SHORT‐TERM MEMORY IN THE PIGEON: DELAYED‐PAIR‐COMPARISON PROCEDURES AND SOME RESULTS1

Abstract
A discrete-trials, delayed-pair-comparison procedure was developed to study visual short-term memory for tilted lines. In four experiments, pigeons' responses on left or right keys were reinforced with food depending on whether a comparison stimulus was or was not the same as a standard stimulus presented earlier in the same trial. In Experiment I, recall was an increasing function of the exposure time of the to-be-remembered stimulus and was a decreasing function of the retention interval. In Experiment II, retroactive interference was investigated: recall was poorer after a retention interval during which was presented either a tilted line or contextual stimuli in the form of the illuminated experimental chamber.

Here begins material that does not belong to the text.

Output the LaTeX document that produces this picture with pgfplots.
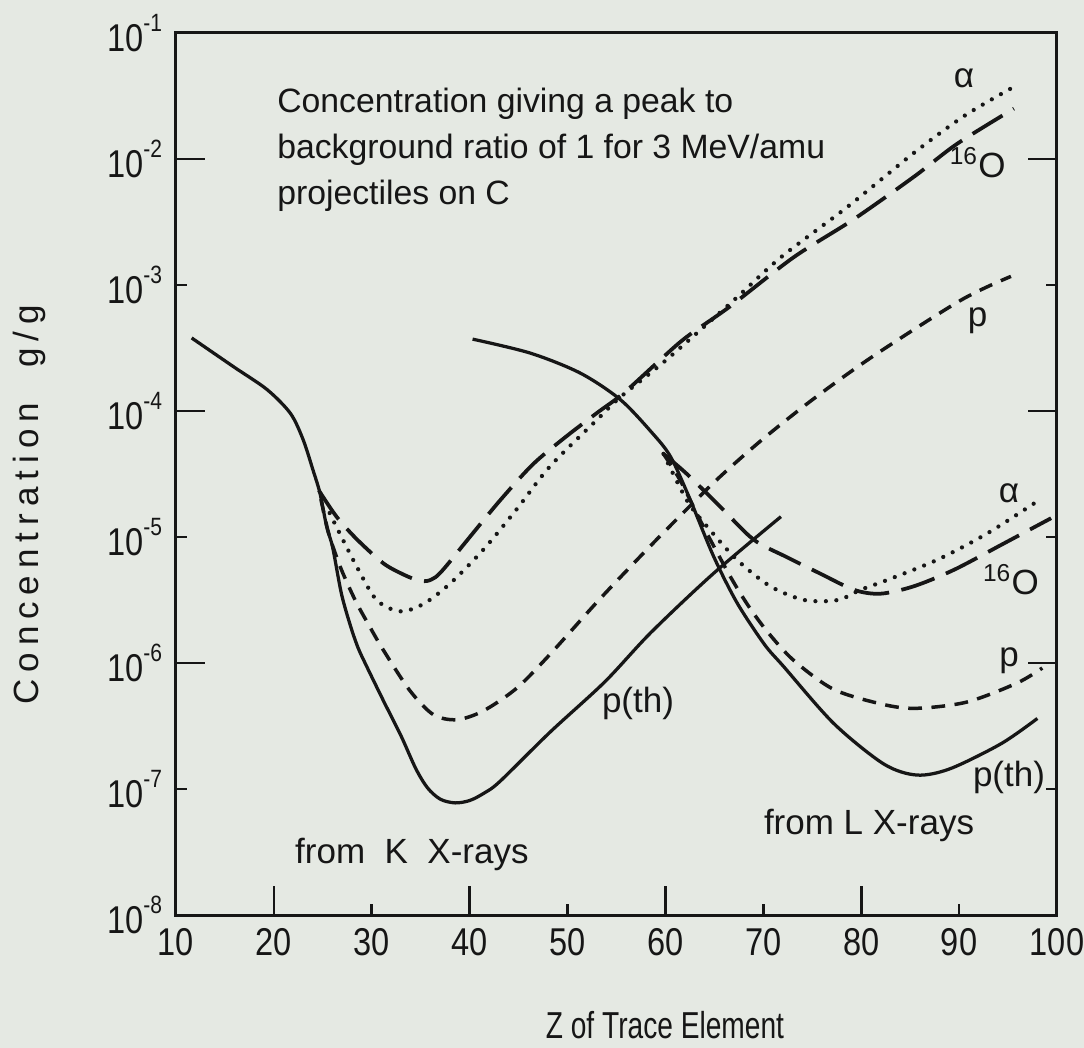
\documentclass[border=0pt]{standalone}
\usepackage{pgfplots}
\pgfplotsset{compat=1.18}
\usepackage{fontspec}
\setmainfont{Liberation Sans}
\newfontfamily\narrow[FakeStretch=0.75]{Liberation Sans}
\newfontfamily\ticknarrow[FakeStretch=0.84]{Liberation Sans}
\definecolor{paper}{RGB}{229,233,227}
\definecolor{ink}{RGB}{22,22,22}
\newcommand{\dec}[1]{10\raisebox{0.5em}{\fontsize{10}{10}\selectfont -#1}}

\begin{document}
\begin{tikzpicture}[x=1pt,y=1pt]
\path[use as bounding box, fill=paper] (-70.4,-53.2) rectangle (363.2,366);
\begin{axis}[
  at={(0pt,0pt)}, anchor=south west,
  scale only axis, width=352.4pt, height=352.8pt,
  xmin=10, xmax=100, ymin=1e-8, ymax=1e-1, ymode=log,
  clip=false,
  axis line style={line width=1.2pt, draw=ink},
  tick style={line width=1.1pt, draw=ink},
  tick align=inside,
  xtick pos=left,
  ytick pos=both,
  yticklabel pos=left,
  major tick length=4.5pt,
  xtick={10,20,30,40,50,60,70,80,90,100},
  xticklabels={10,20,30,40,50,60,70,80,90,100},
  ytick={1e-8,1e-7,1e-6,1e-5,1e-4,1e-3,1e-2,1e-1},
  yticklabels={\dec{8},\dec{7},\dec{6},\dec{5},\dec{4},\dec{3},\dec{2},\dec{1}},
  xminorticks=false, yminorticks=false,
  extra x ticks={20,40,60,80}, extra x tick labels={},
  extra x tick style={major tick length=11.5pt},
  extra y ticks={1e-6,1e-4,1e-2}, extra y tick labels={},
  extra y tick style={major tick length=11.5pt},
  tick label style={font=\ticknarrow\fontsize{15.5}{15.5}\selectfont, text=ink},
  xticklabel style={yshift=-2pt},
  yticklabel style={xshift=-2pt},
  xlabel={Z of Trace Element},
  xlabel style={font=\narrow\fontsize{15}{15}\selectfont, text=ink, at={(axis description cs:0.555,0)}, anchor=center, yshift=-44pt},
  ylabel={Concentration\quad g/g},
  ylabel style={font=\fontsize{14}{14}\selectfont\addfontfeatures{LetterSpace=20}, text=ink, at={(axis description cs:-0.166,0.465)}, anchor=center},
]
% p(th), K X-rays (solid)
\addplot[ink, line width=1.3pt, smooth, tension=0.5] coordinates {
(11.6,3.80e-4) (15.9,2.24e-4) (19.3,1.48e-4) (21.7,9.55e-5) (23.0,5.89e-5)
(24.0,3.39e-5) (24.7,2.24e-5) (25.4,1.20e-5) (26.0,8.3e-6) (26.9,3.55e-6)
(27.8,2.0e-6) (28.6,1.32e-6) (29.5,9.33e-7) (31.2,5.0e-7) (33.0,2.63e-7)
(34.5,1.45e-7) (35.7,1.02e-7) (37.0,8.3e-8) (38.5,7.76e-8) (40.0,8.1e-8)
(41.5,9.3e-8) (43.1,1.15e-7) (48.2,2.82e-7) (53.8,7.08e-7) (58.5,1.74e-6)
(64.9,5.13e-6) (71.8,1.45e-5)};
% p, K X-rays (short dashes)
\addplot[ink, line width=1.4pt, dash pattern=on 5.5pt off 3.8pt, smooth, tension=0.5] coordinates {
(24.8,2.0e-5) (25.6,1.07e-5) (26.8,5.75e-6) (28.3,3.16e-6) (29.7,2.0e-6)
(31.2,1.26e-6) (33.9,6.03e-7) (36.3,3.89e-7) (38.7,3.55e-7) (41.4,4.17e-7)
(44.8,6.31e-7) (48.2,1.17e-6) (53.2,3.16e-6) (58.1,7.94e-6) (61.9,1.58e-5)
(65.6,3.02e-5) (70.0,6.03e-5) (75.2,1.26e-4) (81.3,2.75e-4) (90.2,7.59e-4)
(95.3,1.17e-3)};
% alpha, K X-rays (dotted)
\addplot[ink, line width=1.7pt, line cap=round, dash pattern=on 0pt off 4.2pt, smooth, tension=0.5] coordinates {
(25.7,1.55e-5) (26.4,1.20e-5) (28.5,5.75e-6) (30.5,3.16e-6) (32.9,2.57e-6)
(35.3,2.95e-6) (38.0,4.27e-6) (41.4,7.94e-6) (44.8,1.66e-5) (48.2,3.63e-5)
(53.0,8.51e-5) (55.4,1.29e-4) (60.0,2.51e-4) (67.0,7.59e-4) (71.8,1.66e-3)
(78.6,4.17e-3) (85.4,1.12e-2) (90.5,2.19e-2) (95.3,3.63e-2)};
% 16O, K X-rays (long dashes)
\addplot[ink, line width=1.5pt, dash pattern=on 14pt off 5pt, smooth, tension=0.5] coordinates {
(24.6,2.34e-5) (26.4,1.45e-5) (28.5,9.55e-6) (31.2,6.17e-6) (33.3,5.01e-6)
(34.6,4.57e-6) (35.6,4.47e-6) (36.5,4.79e-6) (37.5,5.75e-6) (39.7,9.33e-6)
(43.1,1.95e-5) (46.5,3.80e-5) (49.9,6.31e-5) (53.1,9.77e-5) (55.7,1.38e-4)
(59.8,2.69e-4) (62.2,3.89e-4) (66.6,6.76e-4) (73.1,1.66e-3) (79.2,3.31e-3)
(85.4,7.24e-3) (89.8,1.32e-2) (95.6,2.51e-2)};
% p(th), L X-rays (solid)
\addplot[ink, line width=1.3pt, smooth, tension=0.5] coordinates {
(40.3,3.72e-4) (46.2,2.88e-4) (51.3,2.0e-4) (55.4,1.23e-4) (58.6,6.76e-5)
(60.5,4.37e-5) (62.4,2.09e-5) (64.9,7.08e-6) (67.3,3.02e-6) (70.1,1.41e-6)
(72.1,9.33e-7) (77.2,3.31e-7) (82.3,1.58e-7) (85.7,1.29e-7) (89.1,1.45e-7)
(94.3,2.29e-7) (98.0,3.63e-7)};
% p, L X-rays (short dashes)
\addplot[ink, line width=1.4pt, dash pattern=on 5.5pt off 3.8pt, smooth, tension=0.5] coordinates {
(59.8,4.57e-5) (61.5,2.82e-5) (63.9,1.20e-5) (66.6,4.90e-6) (68.5,2.82e-6)
(70.5,1.74e-6) (73.1,1.05e-6) (77.2,6.17e-7) (82.3,4.68e-7) (85.7,4.37e-7)
(90.8,4.90e-7) (95.9,6.92e-7) (98.5,9.12e-7)};
% alpha, L X-rays (dotted)
\addplot[ink, line width=1.7pt, line cap=round, dash pattern=on 0pt off 4.2pt, smooth, tension=0.5] coordinates {
(59.8,4.57e-5) (62.2,1.95e-5) (64.3,1.20e-5) (67.3,6.61e-6) (70.7,4.07e-6)
(74.2,3.16e-6) (77.6,3.16e-6) (79.9,3.80e-6) (82.7,4.57e-6) (87.8,6.61e-6)
(92.9,1.07e-5) (98.5,2.04e-5)};
% 16O, L X-rays (long dashes)
\addplot[ink, line width=1.5pt, dash pattern=on 14pt off 5pt, smooth, tension=0.5] coordinates {
(59.8,4.57e-5) (62.2,3.16e-5) (65.6,1.74e-5) (69.0,9.55e-6) (72.4,6.92e-6)
(75.8,5.13e-6) (79.3,3.80e-6) (82.0,3.55e-6) (85.4,4.07e-6) (89.5,5.50e-6)
(94.6,8.91e-6) (99.4,1.41e-5)};

\node[anchor=north west, align=left, inner sep=0pt, text=ink, font=\fontsize{13.5}{18.4}\selectfont] at (axis cs:20.3,3.66e-2)
  {Concentration giving a peak to\\background ratio of 1 for 3 MeV/amu\\projectiles on C};
\begin{scope}[every node/.style={text=ink, font=\fontsize{14}{14}\selectfont, inner sep=0pt}]
\node at (axis cs:90.5,4.4e-2) {α};
\node at (axis cs:91.9,9.3e-3) {\textsuperscript{16}O};
\node at (axis cs:91.9,5.2e-4) {p};
\node at (axis cs:95.1,2.24e-5) {α};
\node at (axis cs:95.3,4.6e-6) {\textsuperscript{16}O};
\node at (axis cs:95.1,1.05e-6) {p};
\node at (axis cs:57.2,4.8e-7) {p(th)};
\node at (axis cs:95.1,1.23e-7) {p(th)};
\node at (axis cs:34.1,3.0e-8) {from\ \ K\ \ X-rays};
\node at (axis cs:80.8,5.1e-8) {from L X-rays};
\end{scope}
\end{axis}
\end{tikzpicture}
\end{document}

In Experiment III, a subject was required to engage, throughout the retention interval, in one or the other of two different behaviors, depending on which of two stimuli a subject was to remember. This mnemonic strategy vastly improved recall after 15- and 20-second retention intervals. In Experiment IV, the opposite end of the performance continuum was studied: by combining the effects of a larger stimulus set and the effects of what presumably was an increased memory load, performance was reduced to approximately chance levels after retention intervals shorter than 1 second.